▶ SET EXERCISE
Transcribe every line exactly. Leave the pictures behind.

-=-=-

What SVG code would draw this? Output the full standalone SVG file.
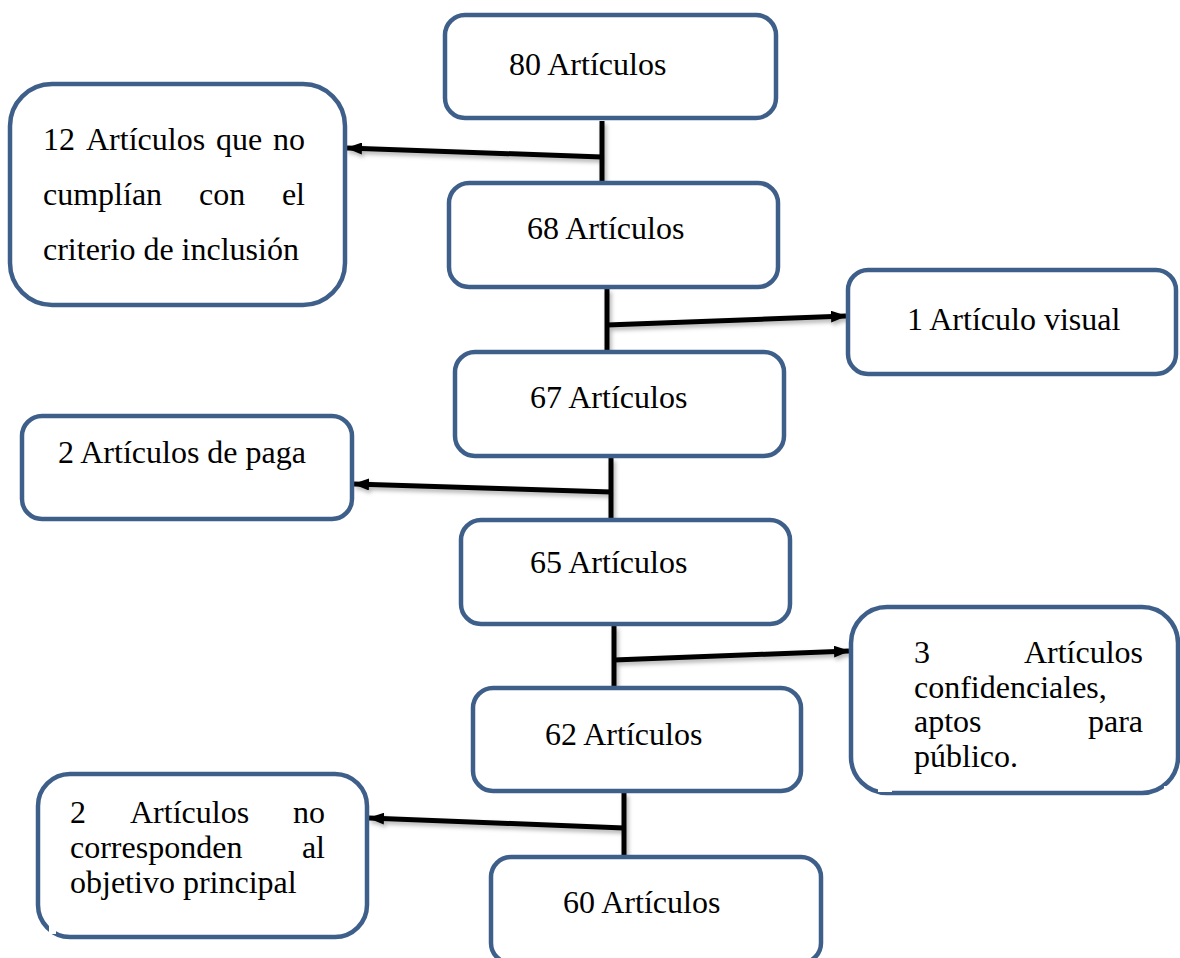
<svg xmlns="http://www.w3.org/2000/svg" width="1180" height="958" viewBox="0 0 1180 958">
<style>
.box{fill:#fff;stroke:#3f5f8b;stroke-width:4.5}
.t{font-family:"Liberation Serif","Times New Roman",serif;font-size:32px;fill:#000}
.ln{stroke:#000;stroke-width:5;fill:none}
.ar{stroke:#000;stroke-width:5;fill:none;marker-end:url(#ah)}
.w{fill:#fff}
</style>
<defs>
<marker id="ah" viewBox="0 0 16 12" refX="15" refY="6" markerWidth="16" markerHeight="12" markerUnits="userSpaceOnUse" orient="auto">
<path d="M0,0 L16,6 L0,12 Z" fill="#000"/>
</marker>
<filter id="sh" x="-10%" y="-50%" width="120%" height="200%">
<feDropShadow dx="2" dy="3" stdDeviation="2" flood-color="#000" flood-opacity="0.3"/>
</filter>
</defs>
<rect width="1180" height="958" fill="#fff"/>

<g id="connectors" filter="url(#sh)">
<line class="ln" x1="602" y1="121" x2="602" y2="182"/>
<line class="ar" x1="602" y1="157" x2="347" y2="148"/>
<line class="ln" x1="607" y1="289" x2="607" y2="352"/>
<line class="ar" x1="607" y1="325" x2="846" y2="316"/>
<line class="ln" x1="611" y1="458" x2="611" y2="521"/>
<line class="ar" x1="611" y1="492" x2="354" y2="484"/>
<line class="ln" x1="614" y1="626" x2="614" y2="688"/>
<line class="ar" x1="614" y1="660" x2="849" y2="651"/>
<line class="ln" x1="624" y1="793" x2="624" y2="857"/>
<line class="ar" x1="624" y1="828" x2="369" y2="818"/>
</g>

<g id="n80">
<rect class="box" x="445" y="15" width="331" height="103" rx="20"/>
<text class="t" x="509" y="75">80 Artículos</text>
</g>

<g id="n12">
<rect class="box" x="10" y="84" width="335" height="221" rx="42"/>
<text class="t" y="150"><tspan x="43">12</tspan><tspan x="86">Artículos</tspan><tspan x="216">que</tspan><tspan x="305" text-anchor="end">no</tspan></text>
<text class="t" y="205"><tspan x="43">cumplían</tspan><tspan x="199">con</tspan><tspan x="305" text-anchor="end">el</tspan></text>
<text class="t" x="43" y="260">criterio de inclusión</text>
</g>

<g id="n68">
<rect class="box" x="449" y="183" width="329" height="104" rx="20"/>
<text class="t" x="527" y="239">68 Artículos</text>
</g>

<g id="n1">
<rect class="box" x="848" y="270" width="328" height="104" rx="20"/>
<text class="t" x="907" y="330">1 Artículo visual</text>
</g>

<g id="n67">
<rect class="box" x="455" y="352" width="329" height="104" rx="20"/>
<text class="t" x="530" y="408">67 Artículos</text>
</g>

<g id="n2paga">
<rect class="box" x="22" y="416" width="330" height="103" rx="20"/>
<text class="t" x="58" y="463">2 Artículos de paga</text>
</g>

<g id="n65">
<rect class="box" x="461" y="520" width="329" height="104" rx="20"/>
<text class="t" x="530" y="573">65 Artículos</text>
</g>

<g id="n3">
<rect class="box" x="851" y="607" width="327" height="186" rx="36"/>
<rect class="w" x="878" y="788" width="14" height="4"/>
<rect class="w" x="1164" y="786" width="8" height="5"/>
<text class="t" y="663"><tspan x="914">3</tspan><tspan x="1143" text-anchor="end">Artículos</tspan></text>
<text class="t" x="914" y="698">confidenciales,</text>
<text class="t" y="732"><tspan x="914">aptos</tspan><tspan x="1143" text-anchor="end">para</tspan></text>
<text class="t" x="914" y="767">público.</text>
</g>

<g id="n62">
<rect class="box" x="473" y="688" width="328" height="103" rx="20"/>
<text class="t" x="545" y="745">62 Artículos</text>
</g>

<g id="n2obj">
<rect class="box" x="38" y="774" width="329" height="163" rx="32"/>
<rect class="w" x="49" y="924" width="7" height="10"/>
<text class="t" y="823"><tspan x="70">2</tspan><tspan x="130">Artículos</tspan><tspan x="325" text-anchor="end">no</tspan></text>
<text class="t" y="858"><tspan x="70">corresponden</tspan><tspan x="325" text-anchor="end">al</tspan></text>
<text class="t" x="70" y="893">objetivo principal</text>
</g>

<g id="n60">
<rect class="box" x="491" y="857" width="330" height="106" rx="20"/>
<text class="t" x="563" y="913">60 Artículos</text>
</g>
</svg>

-=-=-

▶ CORRECT RESPONSE
What SVG code would draw this? Output the full standalone SVG file.
<svg xmlns="http://www.w3.org/2000/svg" width="1180" height="958" viewBox="0 0 1180 958">
<style>
.box{fill:#fff;stroke:#3f5f8b;stroke-width:4.5}
.t{font-family:"Liberation Serif","Times New Roman",serif;font-size:32px;fill:#000}
.ln{stroke:#000;stroke-width:5;fill:none}
.ar{stroke:#000;stroke-width:5;fill:none;marker-end:url(#ah)}
.w{fill:#fff}
</style>
<defs>
<marker id="ah" viewBox="0 0 16 12" refX="15" refY="6" markerWidth="16" markerHeight="12" markerUnits="userSpaceOnUse" orient="auto">
<path d="M0,0 L16,6 L0,12 Z" fill="#000"/>
</marker>
<filter id="sh" x="-10%" y="-50%" width="120%" height="200%">
<feDropShadow dx="2" dy="3" stdDeviation="2" flood-color="#000" flood-opacity="0.3"/>
</filter>
</defs>
<rect width="1180" height="958" fill="#fff"/>

<g id="connectors" filter="url(#sh)">
<line class="ln" x1="602" y1="121" x2="602" y2="182"/>
<line class="ar" x1="602" y1="157" x2="347" y2="148"/>
<line class="ln" x1="607" y1="289" x2="607" y2="352"/>
<line class="ar" x1="607" y1="325" x2="846" y2="316"/>
<line class="ln" x1="611" y1="458" x2="611" y2="521"/>
<line class="ar" x1="611" y1="492" x2="354" y2="484"/>
<line class="ln" x1="614" y1="626" x2="614" y2="688"/>
<line class="ar" x1="614" y1="660" x2="849" y2="651"/>
<line class="ln" x1="624" y1="793" x2="624" y2="857"/>
<line class="ar" x1="624" y1="828" x2="369" y2="818"/>
</g>

<g id="n80">
<rect class="box" x="445" y="15" width="331" height="103" rx="20"/>
<text class="t" x="509" y="75">80 Artículos</text>
</g>

<g id="n12">
<rect class="box" x="10" y="84" width="335" height="221" rx="42"/>
<text class="t" y="150"><tspan x="43">12</tspan><tspan x="86">Artículos</tspan><tspan x="216">que</tspan><tspan x="305" text-anchor="end">no</tspan></text>
<text class="t" y="205"><tspan x="43">cumplían</tspan><tspan x="199">con</tspan><tspan x="305" text-anchor="end">el</tspan></text>
<text class="t" x="43" y="260">criterio de inclusión</text>
</g>

<g id="n68">
<rect class="box" x="449" y="183" width="329" height="104" rx="20"/>
<text class="t" x="527" y="239">68 Artículos</text>
</g>

<g id="n1">
<rect class="box" x="848" y="270" width="328" height="104" rx="20"/>
<text class="t" x="907" y="330">1 Artículo visual</text>
</g>

<g id="n67">
<rect class="box" x="455" y="352" width="329" height="104" rx="20"/>
<text class="t" x="530" y="408">67 Artículos</text>
</g>

<g id="n2paga">
<rect class="box" x="22" y="416" width="330" height="103" rx="20"/>
<text class="t" x="58" y="463">2 Artículos de paga</text>
</g>

<g id="n65">
<rect class="box" x="461" y="520" width="329" height="104" rx="20"/>
<text class="t" x="530" y="573">65 Artículos</text>
</g>

<g id="n3">
<rect class="box" x="851" y="607" width="327" height="186" rx="36"/>
<rect class="w" x="878" y="788" width="14" height="4"/>
<rect class="w" x="1164" y="786" width="8" height="5"/>
<text class="t" y="663"><tspan x="914">3</tspan><tspan x="1143" text-anchor="end">Artículos</tspan></text>
<text class="t" x="914" y="698">confidenciales,</text>
<text class="t" y="732"><tspan x="914">aptos</tspan><tspan x="1143" text-anchor="end">para</tspan></text>
<text class="t" x="914" y="767">público.</text>
</g>

<g id="n62">
<rect class="box" x="473" y="688" width="328" height="103" rx="20"/>
<text class="t" x="545" y="745">62 Artículos</text>
</g>

<g id="n2obj">
<rect class="box" x="38" y="774" width="329" height="163" rx="32"/>
<rect class="w" x="49" y="924" width="7" height="10"/>
<text class="t" y="823"><tspan x="70">2</tspan><tspan x="130">Artículos</tspan><tspan x="325" text-anchor="end">no</tspan></text>
<text class="t" y="858"><tspan x="70">corresponden</tspan><tspan x="325" text-anchor="end">al</tspan></text>
<text class="t" x="70" y="893">objetivo principal</text>
</g>

<g id="n60">
<rect class="box" x="491" y="857" width="330" height="106" rx="20"/>
<text class="t" x="563" y="913">60 Artículos</text>
</g>
</svg>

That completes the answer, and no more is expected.